Before then, the island will serve as a testing ground for a new government-driven health and safety program that will be rolled out in destinations all across Indonesia.
According to a press statement made by Ni Wayan Giri Adnyani, secretary of Indonesia’s Ministry of Tourism and Creative Economy, Bali may reopen to international visitors in October, alongside other regions that have so far seen low rates of Covid-19 transmission. These include Yogyakarta on Java, as well as Batam and Bintan in the Riau Islands, the latter a popular beach escape for weekending Singapore residents. Another area under consideration is Manado in North Sulawesi, the gateway to the diving hot spots of Bunaken National Park and the Lembeh Strait.
In the same statement, Giri said the Indonesian tourism ministry is now developing what it calls the Cleanliness, Health, and Safety program, or CHS, in line with the new demands of post-pandemic travelers. He explained that the CHS movement “aims to increase tourist confidence in Indonesian destinations and the industry after Covid-19” and will help speed up the recovery of the local hospitality and tourism sector.
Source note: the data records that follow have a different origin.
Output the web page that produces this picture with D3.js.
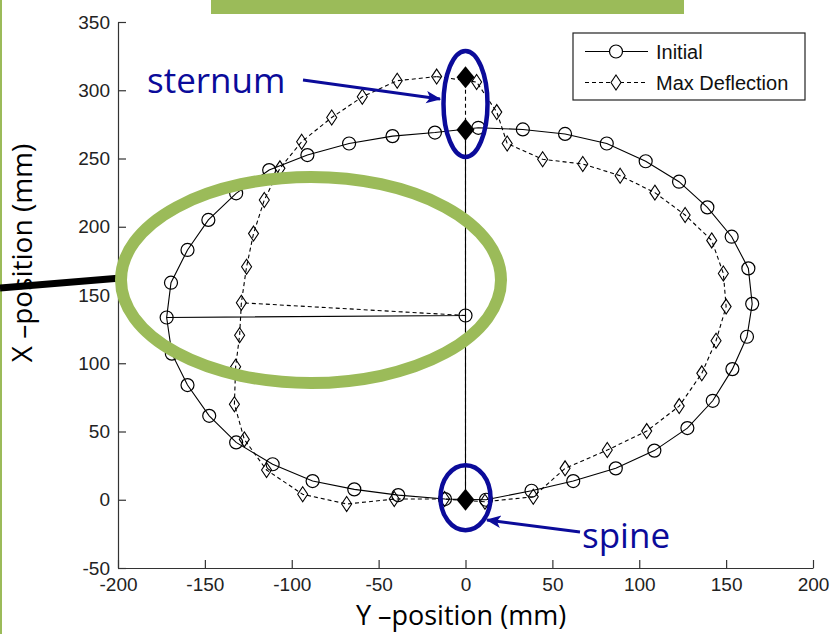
<!DOCTYPE html>
<html>
<head>
<meta charset="utf-8">
<script src="https://cdn.jsdelivr.net/npm/d3@7"></script>
<style>
  body { margin: 0; background: #fff; }
  .axis text { font-family: "Liberation Sans", Arial, sans-serif; font-size: 19px; fill: #222; }
  .axis path, .axis line { stroke: #333; stroke-width: 1.2; }
</style>
</head>
<body>
<svg width="837" height="634"></svg>
<script>
// Initial cross-section, [Y-position, X-position] in mm
var initialPts = [
  [7.4,272.5],[-17.6,269],[-42,266.4],[-67,261],[-91,252.5],[-113,241.5],[-132,224.5],
  [-148,205],[-160,183],[-169.5,159],[-172,133.5],[-169,107],[-160,84],[-147.5,61.5],
  [-132,42],[-111,26],[-88,13.7],[-64,7.6],[-38.7,3.4],[-11.8,0.5],[11.8,0],[38,6.6],
  [62,13.7],[86.5,23],[108.7,36],[127.7,52.5],[142.3,72.5],[153.6,95.7],[162,119.4],
  [165,143.5],[162.8,169.5],[153.2,192.7],[139.2,214.2],[122.9,233],[103.7,248],
  [81.3,261],[57.3,268],[33,271.3]
];
// Max deflection cross-section
var maxPts = [
  [-16.6,310],[-39.3,307],[-59.4,295.2],[-77,280],[-94.3,262.3],[-106.8,242.8],
  [-115.8,219.6],[-122,195],[-126,170.7],[-129,144.3],[-130,120.5],[-132.3,97.4],
  [-133,70],[-127.3,44.2],[-114.5,21.8],[-93.7,4],[-68.4,-3.1],[-41,0.5],[-12,0.5],
  [11.2,-1.5],[39,2.2],[57.3,23],[81.6,36.4],[104.3,50.3],[123,68.6],[136,92.6],
  [144.2,116.5],[150,141.5],[148.4,165.8],[141.7,190],[126.4,208.6],[109,225],
  [89,237.4],[67.5,246],[44.4,249.4],[24,261],[18,284],[6.4,306]
];
// internal lines (spine-sternum and centre to side)
var initialSpoke = [[0,0],[0,271],[0,135],[-172,133.5]];
var initialCentre = [0,135];
var maxVertical = [[0,0],[0,309.5]];
var maxSpoke = [[0,135],[-129,144.3]];
// spine / sternum landmarks (filled diamonds)
var landmarks = [[0,0],[0,271],[0,309.5]];

var xTicks = [-200,-150,-100,-50,0,50,100,150,200];
var yTicks = [-50,0,50,100,150,200,250,300,350];
var legendLabels = ["Initial", "Max Deflection"];

var svg = d3.select("svg");
var green = "#9BBB59", blue = "#0B0B9A";

var x = d3.scaleLinear().domain([-200,200]).range([118,813]);
var y = d3.scaleLinear().domain([-50,350]).range([568,22]);

function plain(d) { return String(d); }

// axes, ticks pointing inward
svg.append("g")
    .attr("class","axis")
    .attr("transform","translate(0,568)")
    .call(d3.axisBottom(x).tickValues(xTicks).tickFormat(plain)
        .tickSizeInner(-8).tickSizeOuter(0).tickPadding(10));
svg.append("g")
    .attr("class","axis")
    .attr("transform","translate(118,0)")
    .call(d3.axisLeft(y).tickValues(yTicks).tickFormat(plain)
        .tickSizeInner(-8).tickSizeOuter(0).tickPadding(8));

var openLine = d3.line().x(function(d){ return x(d[0]); }).y(function(d){ return y(d[1]); });
var loopLine = d3.line().x(function(d){ return x(d[0]); }).y(function(d){ return y(d[1]); })
    .curve(d3.curveLinearClosed);

// max deflection (dashed)
svg.append("path").attr("d", loopLine(maxPts))
    .attr("fill","none").attr("stroke","#000").attr("stroke-width",1.1).attr("stroke-dasharray","4,3");
svg.append("path").attr("d", openLine(maxVertical))
    .attr("fill","none").attr("stroke","#000").attr("stroke-width",1.1).attr("stroke-dasharray","4,3");
svg.append("path").attr("d", openLine(maxSpoke))
    .attr("fill","none").attr("stroke","#000").attr("stroke-width",1.1).attr("stroke-dasharray","4,3");

// initial (solid)
svg.append("path").attr("d", loopLine(initialPts))
    .attr("fill","none").attr("stroke","#000").attr("stroke-width",1.1);
svg.append("path").attr("d", openLine(initialSpoke))
    .attr("fill","none").attr("stroke","#000").attr("stroke-width",1.1);

function diamond(w, h) {
  return "M0," + (-h) + "L" + w + ",0L0," + h + "L" + (-w) + ",0Z";
}

svg.selectAll(".dia").data(maxPts).enter().append("path")
    .attr("class","dia")
    .attr("transform", function(d){ return "translate(" + x(d[0]) + "," + y(d[1]) + ")"; })
    .attr("d", diamond(5,7.5))
    .attr("fill","none").attr("stroke","#000").attr("stroke-width",1.1);

svg.selectAll(".circ").data(initialPts.concat([initialCentre])).enter().append("circle")
    .attr("class","circ")
    .attr("cx", function(d){ return x(d[0]); })
    .attr("cy", function(d){ return y(d[1]); })
    .attr("r", 6.5)
    .attr("fill","none").attr("stroke","#000").attr("stroke-width",1.2);

svg.selectAll(".land").data(landmarks).enter().append("path")
    .attr("class","land")
    .attr("transform", function(d){ return "translate(" + x(d[0]) + "," + y(d[1]) + ")"; })
    .attr("d", diamond(9,11))
    .attr("fill","#000");

// legend
var lg = svg.append("g").attr("transform","translate(573,33)");
lg.append("rect").attr("width",232).attr("height",67)
    .attr("fill","#fff").attr("stroke","#222").attr("stroke-width",1.2);
legendLabels.forEach(function(lab, i) {
  var ly = 18.5 + i * 31;
  lg.append("line").attr("x1",12).attr("x2",75).attr("y1",ly).attr("y2",ly)
      .attr("stroke","#000").attr("stroke-width",1.1)
      .attr("stroke-dasharray", i ? "4,3" : null);
  if (i == 0) {
    lg.append("circle").attr("cx",43).attr("cy",ly).attr("r",6.5)
        .attr("fill","#fff").attr("stroke","#000").attr("stroke-width",1.2);
  } else {
    lg.append("path").attr("transform","translate(43," + ly + ")").attr("d", diamond(5,7.5))
        .attr("fill","#fff").attr("stroke","#000").attr("stroke-width",1.1);
  }
  lg.append("text").attr("x",83).attr("y",ly + 7.5)
      .style("font-family","Liberation Sans, Arial, sans-serif").style("font-size","20px")
      .attr("fill","#111").text(lab);
});

// axis titles
svg.append("text")
    .attr("x",461).attr("y",625)
    .style("text-anchor","middle")
    .style("font-family","Open Sans, sans-serif").style("font-size","27px")
    .text("Y \u2013position (mm)");
svg.append("text")
    .attr("transform","rotate(-90)")
    .attr("x",-253).attr("y",32)
    .style("text-anchor","middle")
    .style("font-family","Open Sans, sans-serif").style("font-size","28px")
    .text("X \u2013position (mm)");

// slide decorations
svg.append("rect").attr("x",211).attr("y",0).attr("width",473).attr("height",14).attr("fill",green);
svg.append("rect").attr("x",0).attr("y",0).attr("width",2).attr("height",634).attr("fill",green);
svg.append("line").attr("x1",0).attr("y1",288).attr("x2",121).attr("y2",278)
    .attr("stroke","#000").attr("stroke-width",7);
svg.append("ellipse").attr("cx",311).attr("cy",280).attr("rx",190).attr("ry",103)
    .attr("fill","none").attr("stroke",green).attr("stroke-width",12);

// sternum / spine callouts
svg.append("defs").append("marker")
    .attr("id","arr").attr("viewBox","0 0 12 10").attr("refX",11).attr("refY",5)
    .attr("markerWidth",5).attr("markerHeight",5).attr("orient","auto")
    .attr("markerUnits","strokeWidth")
  .append("path").attr("d","M0,0L12,5L0,10L3,5Z").attr("fill",blue);

svg.append("ellipse").attr("cx",x(0)).attr("cy",y(290)).attr("rx",22).attr("ry",53)
    .attr("fill","none").attr("stroke",blue).attr("stroke-width",4.5);
svg.append("ellipse").attr("cx",x(0)).attr("cy",y(1.5)).attr("rx",25).attr("ry",32.5)
    .attr("fill","none").attr("stroke",blue).attr("stroke-width",4.5);

svg.append("line").attr("x1",303).attr("y1",80).attr("x2",440).attr("y2",99)
    .attr("stroke",blue).attr("stroke-width",3).attr("marker-end","url(#arr)");
svg.append("line").attr("x1",580).attr("y1",532).attr("x2",487).attr("y2",520)
    .attr("stroke",blue).attr("stroke-width",3).attr("marker-end","url(#arr)");

svg.append("text").attr("x",147).attr("y",93)
    .style("font-family","Open Sans, sans-serif").style("font-size","35px")
    .attr("fill",blue).text("sternum");
svg.append("text").attr("x",582).attr("y",548)
    .style("font-family","Open Sans, sans-serif").style("font-size","35px")
    .attr("fill",blue).text("spine");
</script>
</body>
</html>
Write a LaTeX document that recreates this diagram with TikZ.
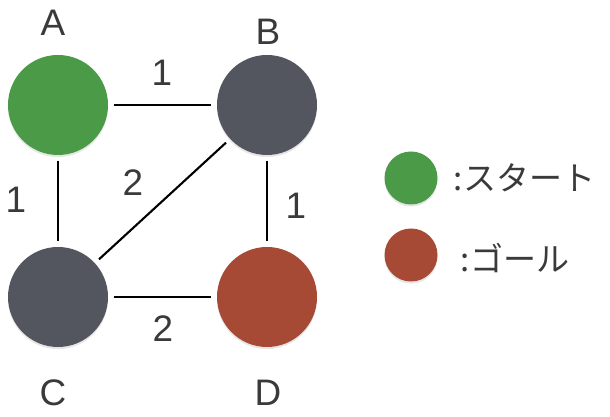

Before implementing CHS nationwide—which will involve the verification, audit, and certification of attractions, hotels, and establishments by relevant organizations—the initial stage is set to begin with a pilot project in Bali. This is expected to happen first in the upscale resort area of Nusa Dua, a choice that Bali’s deputy governor Tjokorda Oka Artha Ardana Sukawati said was a natural one, given how it is “physically isolated, far from settlements, and with complete [tourist] facilities.”
Of course, the gradual reopening of Bali to international tourism remains dependent on how the province flattens the curve over the coming weeks and months. This morning, local news outlets reported that more than 71 percent of all confirmed Covid-19 patients on the island had recovered from the disease. Bali has recorded a total of 384 infections as of May 18, a fraction of the numbers seen coronavirus “red zones” elsewhere in the country.